---- Dataset content
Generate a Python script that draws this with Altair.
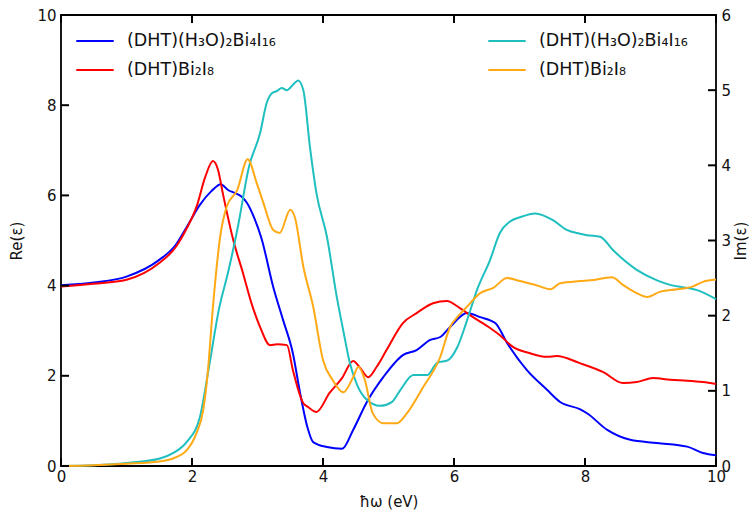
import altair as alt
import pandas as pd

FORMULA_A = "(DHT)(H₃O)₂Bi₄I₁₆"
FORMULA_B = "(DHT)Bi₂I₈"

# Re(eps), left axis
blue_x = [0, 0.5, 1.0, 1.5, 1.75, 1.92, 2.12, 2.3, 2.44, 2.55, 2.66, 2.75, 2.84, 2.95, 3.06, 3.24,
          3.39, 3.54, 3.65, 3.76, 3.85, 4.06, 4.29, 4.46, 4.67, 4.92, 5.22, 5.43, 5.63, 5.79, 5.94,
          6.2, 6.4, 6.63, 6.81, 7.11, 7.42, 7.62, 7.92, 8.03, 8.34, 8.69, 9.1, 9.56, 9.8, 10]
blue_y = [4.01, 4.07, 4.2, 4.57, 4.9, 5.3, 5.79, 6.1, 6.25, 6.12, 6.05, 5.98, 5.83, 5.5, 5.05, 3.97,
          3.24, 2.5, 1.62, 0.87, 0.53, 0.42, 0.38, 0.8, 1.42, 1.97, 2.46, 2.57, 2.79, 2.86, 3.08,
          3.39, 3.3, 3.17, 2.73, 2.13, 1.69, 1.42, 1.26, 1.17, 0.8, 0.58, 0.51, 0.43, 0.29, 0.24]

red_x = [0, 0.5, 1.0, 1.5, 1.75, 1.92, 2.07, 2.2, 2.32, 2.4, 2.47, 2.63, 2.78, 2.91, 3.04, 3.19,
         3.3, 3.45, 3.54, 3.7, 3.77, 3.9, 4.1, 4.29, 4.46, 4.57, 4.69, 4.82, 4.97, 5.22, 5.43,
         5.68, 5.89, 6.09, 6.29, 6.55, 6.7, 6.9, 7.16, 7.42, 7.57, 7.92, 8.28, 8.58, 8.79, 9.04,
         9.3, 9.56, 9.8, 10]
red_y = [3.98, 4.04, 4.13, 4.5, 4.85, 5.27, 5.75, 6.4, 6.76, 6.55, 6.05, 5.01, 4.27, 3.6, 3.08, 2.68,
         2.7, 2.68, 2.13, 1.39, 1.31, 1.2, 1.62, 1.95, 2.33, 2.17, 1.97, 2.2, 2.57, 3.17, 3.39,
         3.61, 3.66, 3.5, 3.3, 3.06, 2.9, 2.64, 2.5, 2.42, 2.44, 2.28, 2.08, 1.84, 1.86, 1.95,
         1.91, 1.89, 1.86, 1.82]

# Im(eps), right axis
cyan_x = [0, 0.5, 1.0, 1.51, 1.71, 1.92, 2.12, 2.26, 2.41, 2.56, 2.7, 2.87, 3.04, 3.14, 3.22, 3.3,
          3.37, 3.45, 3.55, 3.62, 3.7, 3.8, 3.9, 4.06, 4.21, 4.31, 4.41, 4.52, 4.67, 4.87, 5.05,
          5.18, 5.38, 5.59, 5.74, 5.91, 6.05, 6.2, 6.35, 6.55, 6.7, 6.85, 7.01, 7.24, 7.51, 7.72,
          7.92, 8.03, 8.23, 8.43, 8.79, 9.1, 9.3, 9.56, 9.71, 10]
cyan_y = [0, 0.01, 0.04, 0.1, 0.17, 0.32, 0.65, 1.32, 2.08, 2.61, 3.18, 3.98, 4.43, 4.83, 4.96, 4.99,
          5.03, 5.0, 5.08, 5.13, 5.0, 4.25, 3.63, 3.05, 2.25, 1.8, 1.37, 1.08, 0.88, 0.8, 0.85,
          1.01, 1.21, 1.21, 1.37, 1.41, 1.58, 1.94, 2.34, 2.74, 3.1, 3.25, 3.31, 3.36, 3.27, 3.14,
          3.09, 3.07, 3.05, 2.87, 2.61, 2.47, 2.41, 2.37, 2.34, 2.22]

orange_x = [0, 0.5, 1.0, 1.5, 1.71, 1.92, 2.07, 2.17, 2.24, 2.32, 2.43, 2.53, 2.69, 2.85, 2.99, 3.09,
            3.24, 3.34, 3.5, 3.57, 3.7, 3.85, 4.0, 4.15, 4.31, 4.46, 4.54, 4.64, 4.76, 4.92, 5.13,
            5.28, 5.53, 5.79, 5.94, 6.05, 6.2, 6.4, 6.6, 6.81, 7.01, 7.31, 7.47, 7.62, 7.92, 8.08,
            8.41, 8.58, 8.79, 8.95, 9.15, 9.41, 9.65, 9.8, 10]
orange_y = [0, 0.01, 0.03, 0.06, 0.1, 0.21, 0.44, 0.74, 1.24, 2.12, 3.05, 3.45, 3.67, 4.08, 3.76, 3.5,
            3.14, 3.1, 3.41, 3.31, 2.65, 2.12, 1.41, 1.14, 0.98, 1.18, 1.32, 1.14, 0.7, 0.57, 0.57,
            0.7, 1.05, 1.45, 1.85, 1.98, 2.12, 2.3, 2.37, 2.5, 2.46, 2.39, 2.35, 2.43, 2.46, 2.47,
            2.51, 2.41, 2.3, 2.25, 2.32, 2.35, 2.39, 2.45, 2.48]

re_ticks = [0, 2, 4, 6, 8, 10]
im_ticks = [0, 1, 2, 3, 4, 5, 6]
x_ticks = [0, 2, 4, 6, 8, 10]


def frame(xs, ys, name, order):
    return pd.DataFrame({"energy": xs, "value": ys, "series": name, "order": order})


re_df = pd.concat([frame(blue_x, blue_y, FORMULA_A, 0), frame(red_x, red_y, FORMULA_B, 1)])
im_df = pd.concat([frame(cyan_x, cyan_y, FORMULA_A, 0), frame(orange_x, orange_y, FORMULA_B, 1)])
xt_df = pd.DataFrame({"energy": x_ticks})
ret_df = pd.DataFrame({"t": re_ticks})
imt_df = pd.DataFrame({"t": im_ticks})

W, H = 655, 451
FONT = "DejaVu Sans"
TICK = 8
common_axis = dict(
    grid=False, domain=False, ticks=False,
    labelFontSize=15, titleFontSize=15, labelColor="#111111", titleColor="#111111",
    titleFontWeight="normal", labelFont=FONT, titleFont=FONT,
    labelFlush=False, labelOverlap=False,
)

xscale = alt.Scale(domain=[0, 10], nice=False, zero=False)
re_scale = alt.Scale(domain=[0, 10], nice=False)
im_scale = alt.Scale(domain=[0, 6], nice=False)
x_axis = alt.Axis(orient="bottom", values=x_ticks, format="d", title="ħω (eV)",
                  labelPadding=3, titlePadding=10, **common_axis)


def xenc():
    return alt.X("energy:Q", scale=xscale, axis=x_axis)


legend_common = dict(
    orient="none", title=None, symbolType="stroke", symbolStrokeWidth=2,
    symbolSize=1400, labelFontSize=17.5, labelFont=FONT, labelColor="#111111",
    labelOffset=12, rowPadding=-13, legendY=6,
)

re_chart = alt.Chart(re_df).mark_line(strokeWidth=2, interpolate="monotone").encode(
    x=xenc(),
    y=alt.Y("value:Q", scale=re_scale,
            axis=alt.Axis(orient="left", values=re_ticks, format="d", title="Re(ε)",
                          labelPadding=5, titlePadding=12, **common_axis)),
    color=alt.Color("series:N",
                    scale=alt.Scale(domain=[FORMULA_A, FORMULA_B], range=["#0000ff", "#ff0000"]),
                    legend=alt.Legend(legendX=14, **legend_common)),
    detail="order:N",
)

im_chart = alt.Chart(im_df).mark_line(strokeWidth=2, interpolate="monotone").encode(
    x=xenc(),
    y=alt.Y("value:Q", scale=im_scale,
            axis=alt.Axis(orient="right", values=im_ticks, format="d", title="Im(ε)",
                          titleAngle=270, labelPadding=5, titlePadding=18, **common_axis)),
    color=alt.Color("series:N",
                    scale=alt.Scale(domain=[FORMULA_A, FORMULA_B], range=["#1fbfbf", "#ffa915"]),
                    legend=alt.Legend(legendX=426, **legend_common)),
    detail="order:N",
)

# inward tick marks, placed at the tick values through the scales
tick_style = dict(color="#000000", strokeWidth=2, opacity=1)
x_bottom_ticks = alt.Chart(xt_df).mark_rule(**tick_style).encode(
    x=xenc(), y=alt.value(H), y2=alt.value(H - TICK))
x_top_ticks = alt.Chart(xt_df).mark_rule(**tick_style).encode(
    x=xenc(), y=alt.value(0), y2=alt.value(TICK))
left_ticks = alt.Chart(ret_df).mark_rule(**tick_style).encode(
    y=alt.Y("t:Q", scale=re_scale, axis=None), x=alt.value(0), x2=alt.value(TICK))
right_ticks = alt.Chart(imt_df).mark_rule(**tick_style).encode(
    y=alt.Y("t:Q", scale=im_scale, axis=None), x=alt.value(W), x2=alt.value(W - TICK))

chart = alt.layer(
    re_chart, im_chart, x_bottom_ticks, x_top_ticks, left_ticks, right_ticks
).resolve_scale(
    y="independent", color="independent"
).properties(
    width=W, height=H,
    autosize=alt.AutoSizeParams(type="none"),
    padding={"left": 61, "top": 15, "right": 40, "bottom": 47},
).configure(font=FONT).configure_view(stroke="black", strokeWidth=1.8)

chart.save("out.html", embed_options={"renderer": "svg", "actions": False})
--------
» Goal: Leave the pictures out and reproduce exactly the lines from the top of the listing above through the line with "1.91, 1.89, 1.86, 1.82]".

» The solution:
Generate a Python script that draws this with Altair.
import altair as alt
import pandas as pd

FORMULA_A = "(DHT)(H₃O)₂Bi₄I₁₆"
FORMULA_B = "(DHT)Bi₂I₈"

# Re(eps), left axis
blue_x = [0, 0.5, 1.0, 1.5, 1.75, 1.92, 2.12, 2.3, 2.44, 2.55, 2.66, 2.75, 2.84, 2.95, 3.06, 3.24,
          3.39, 3.54, 3.65, 3.76, 3.85, 4.06, 4.29, 4.46, 4.67, 4.92, 5.22, 5.43, 5.63, 5.79, 5.94,
          6.2, 6.4, 6.63, 6.81, 7.11, 7.42, 7.62, 7.92, 8.03, 8.34, 8.69, 9.1, 9.56, 9.8, 10]
blue_y = [4.01, 4.07, 4.2, 4.57, 4.9, 5.3, 5.79, 6.1, 6.25, 6.12, 6.05, 5.98, 5.83, 5.5, 5.05, 3.97,
          3.24, 2.5, 1.62, 0.87, 0.53, 0.42, 0.38, 0.8, 1.42, 1.97, 2.46, 2.57, 2.79, 2.86, 3.08,
          3.39, 3.3, 3.17, 2.73, 2.13, 1.69, 1.42, 1.26, 1.17, 0.8, 0.58, 0.51, 0.43, 0.29, 0.24]

red_x = [0, 0.5, 1.0, 1.5, 1.75, 1.92, 2.07, 2.2, 2.32, 2.4, 2.47, 2.63, 2.78, 2.91, 3.04, 3.19,
         3.3, 3.45, 3.54, 3.7, 3.77, 3.9, 4.1, 4.29, 4.46, 4.57, 4.69, 4.82, 4.97, 5.22, 5.43,
         5.68, 5.89, 6.09, 6.29, 6.55, 6.7, 6.9, 7.16, 7.42, 7.57, 7.92, 8.28, 8.58, 8.79, 9.04,
         9.3, 9.56, 9.8, 10]
red_y = [3.98, 4.04, 4.13, 4.5, 4.85, 5.27, 5.75, 6.4, 6.76, 6.55, 6.05, 5.01, 4.27, 3.6, 3.08, 2.68,
         2.7, 2.68, 2.13, 1.39, 1.31, 1.2, 1.62, 1.95, 2.33, 2.17, 1.97, 2.2, 2.57, 3.17, 3.39,
         3.61, 3.66, 3.5, 3.3, 3.06, 2.9, 2.64, 2.5, 2.42, 2.44, 2.28, 2.08, 1.84, 1.86, 1.95,
         1.91, 1.89, 1.86, 1.82]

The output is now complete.